What we have seen is the very reverse, with banks allowed to reduce their capital and liquidity cushions even as they were hugely expanding their lending, and now that the balloon has gone up, being forced by regulators to improve their capital strength and liquidity into the downturn.

Fixing the roof while the sun is still shining makes obvious sense, yet markets and banks by their nature seem quite incapable of it. To the contrary, as the good times roll, they become ever more oblivious to risk until eventually they are blown out of the water by it and are forced into a painful workout.

Mr King wants this week's £50bn banking support package to be seen not as a bail-out, but as a low-risk way of preventing the banking crisis from causing collateral damage among the innocent.

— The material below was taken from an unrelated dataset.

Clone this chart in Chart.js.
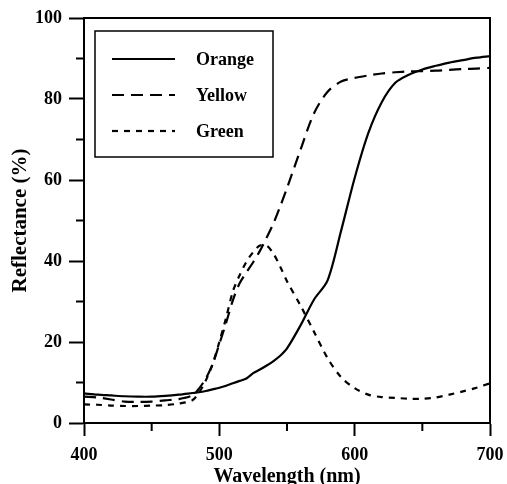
<!DOCTYPE html>
<html>
<head>
<meta charset="utf-8">
<script src="https://cdn.jsdelivr.net/npm/chart.js@4/dist/chart.umd.min.js"></script>
<style>
  html, body { margin:0; padding:0; background:#fff; }
  #c { display:block; }
</style>
</head>
<body>
<canvas id="c" width="507" height="484"></canvas>
<script>
// reflectance spectra
const wavelength = [400,410,420,430,440,450,460,470,480,485,490,495,500,505,510,515,520,525,530,535,540,545,550,560,570,580,590,600,610,620,630,640,650,660,670,680,690,700];
const orange = [7.3,7.0,6.8,6.6,6.5,6.5,6.7,7.0,7.4,7.6,7.9,8.3,8.7,9.2,9.8,10.4,11.0,12.3,13.2,14.2,15.3,16.6,18.4,24.1,30.5,35.2,47.5,60.5,71.5,79.2,84.0,86.0,87.3,88.2,89.0,89.6,90.2,90.6];
const yellow = [6.5,6.3,5.8,5.3,5.2,5.3,5.6,5.9,6.8,8.5,11.0,14.5,19.5,24.7,30.3,34.5,37.2,39.7,42.5,45.8,49.3,53.5,58.0,67.5,76.5,81.8,84.3,85.2,85.8,86.3,86.6,86.8,86.9,87.0,87.2,87.4,87.5,87.7];
const green = [4.6,4.5,4.3,4.2,4.2,4.3,4.4,4.8,5.6,7.5,10.5,14.5,20.0,26.0,32.5,36.5,39.8,42.2,43.8,43.8,41.8,38.6,35.0,29.0,22.5,16.0,11.3,8.6,7.0,6.4,6.2,6.0,6.0,6.3,7.0,7.8,8.7,9.8];
const xTicks = [400,500,600,700];
const yTicks = [0,20,40,60,80,100];

const FONT = '"Liberation Serif", "Times New Roman", serif';
const pts = (arr) => arr.map((v,i)=>({ x: wavelength[i], y: v }));

// top/right frame + minor tick marks
const framePlugin = {
  id: 'frame',
  afterDraw(chart) {
    const { ctx, chartArea: a, scales: { x, y } } = chart;
    ctx.save();
    ctx.strokeStyle = '#000';
    ctx.lineWidth = 2;
    ctx.beginPath();
    ctx.moveTo(a.left, a.top); ctx.lineTo(a.right, a.top); ctx.lineTo(a.right, a.bottom);
    ctx.stroke();
    x.ticks.forEach((t) => {
      if (xTicks.includes(t.value)) return;
      const px = x.getPixelForValue(t.value);
      ctx.beginPath(); ctx.moveTo(px, a.bottom); ctx.lineTo(px, a.bottom + 8); ctx.stroke();
    });
    y.ticks.forEach((t) => {
      if (yTicks.includes(t.value)) return;
      const py = y.getPixelForValue(t.value);
      ctx.beginPath(); ctx.moveTo(a.left, py); ctx.lineTo(a.left - 8, py); ctx.stroke();
    });
    ctx.restore();
  }
};

// boxed legend inside the plot, upper left
const boxLegend = {
  id: 'boxLegend',
  afterDraw(chart) {
    const { ctx, chartArea: a } = chart;
    const bx = a.left + 11, by = a.top + 13, bw = 178, bh = 126;
    ctx.save();
    ctx.fillStyle = '#fff';
    ctx.fillRect(bx, by, bw, bh);
    ctx.strokeStyle = '#000';
    ctx.lineWidth = 1.5;
    ctx.strokeRect(bx, by, bw, bh);
    chart.data.datasets.forEach((ds, i) => {
      const ry = by + 28 + i * 36;
      ctx.beginPath();
      ctx.setLineDash(ds.borderDash || []);
      ctx.lineWidth = ds.borderWidth;
      ctx.moveTo(bx + 17, ry); ctx.lineTo(bx + 80, ry);
      ctx.stroke();
      ctx.setLineDash([]);
      ctx.fillStyle = '#000';
      ctx.font = 'bold 18px ' + FONT;
      ctx.textBaseline = 'middle';
      ctx.fillText(ds.label, bx + 101, ry + 1);
    });
    ctx.restore();
  }
};

new Chart(document.getElementById('c'), {
  type: 'line',
  data: {
    datasets: [
      { label:'Orange', data:pts(orange), borderColor:'#000', borderWidth:2.2, borderDash:[], pointRadius:0, fill:false, tension:0.3 },
      { label:'Yellow', data:pts(yellow), borderColor:'#000', borderWidth:2.2, borderDash:[12,7], pointRadius:0, fill:false, tension:0.3 },
      { label:'Green', data:pts(green), borderColor:'#000', borderWidth:2.2, borderDash:[6,6], pointRadius:0, fill:false, tension:0.3 },
    ]
  },
  options: {
    responsive:false, animation:false,
    layout:{ padding:{ top:18, right:17, left:0, bottom:0 } },
    plugins:{ legend:{ display:false }, tooltip:{ enabled:false } },
    scales:{
      x:{
        type:'linear', min:400, max:700,
        afterFit:(s)=>{ s.height = 61; s.paddingLeft = 0; s.paddingRight = 0; },
        border:{ display:true, color:'#000', width:2 },
        grid:{ drawOnChartArea:false, tickLength:13, tickWidth:2,
          tickColor:(c)=> xTicks.includes(c.tick?.value) ? '#000' : 'rgba(0,0,0,0)' },
        ticks:{ stepSize:50, autoSkip:false, maxRotation:0, padding:9, color:'#000',
          font:{ family:FONT, size:18, weight:'bold' },
          callback:(v)=> xTicks.includes(v) ? String(v) : '' },
        title:{ display:true, text:'Wavelength (nm)', color:'#000', padding:{ top:0, bottom:0 },
          font:{ family:FONT, size:20, weight:'bold', lineHeight:0.75 } }
      },
      y:{
        min:0, max:100,
        afterFit:(s)=>{ s.width = 84; s.paddingTop = 0; s.paddingBottom = 0; },
        border:{ display:true, color:'#000', width:2 },
        grid:{ drawOnChartArea:false, tickLength:15, tickWidth:2,
          tickColor:(c)=> yTicks.includes(c.tick?.value) ? '#000' : 'rgba(0,0,0,0)' },
        ticks:{ stepSize:10, autoSkip:false, padding:7, color:'#000',
          font:{ family:FONT, size:18, weight:'bold' },
          callback:(v)=> yTicks.includes(v) ? String(v) : '' },
        title:{ display:true, text:'Reflectance (%)', color:'#000', padding:{ top:10, bottom:0 },
          font:{ family:FONT, size:21, weight:'bold', lineHeight:1 } }
      }
    }
  },
  plugins:[framePlugin, boxLegend]
});
</script>
</body>
</html>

The Bank of England, he has said, is not in the business of providing bail-outs, but it should very much be about protecting the public from the consequences of banking greed and stupidity.

In the months ahead, politicians, regulators and central banks will seek to bolster these noble ambitions by hemming the banks in with all manner of new rules and regulations designed to forestall the sort of mayhem we have just seen, and to allow a more calibrated, transparent, understanding of the risks that banks are taking on. From complex derivatives, to hedge fund managers and off-balance-sheet lending, the unregulated will become regulated.

It scarcely needs saying that overt product regulation of the type some are now demanding is largely pointless and potentially quite damaging. Bankers have just received the shock of their lives. They have also cost their shareholders hundreds of billions in value destruction. They won't be returning to these structures for a generation or more.

Instead, yet more ingenious ways of feeding the next credit boom or asset bubble will be found, and regulators will again be behind the curve when they are. Yet there is nothing wrong with broad-brush, principles-based, regulation that seeks to remove the incentives in banks to boom and bust.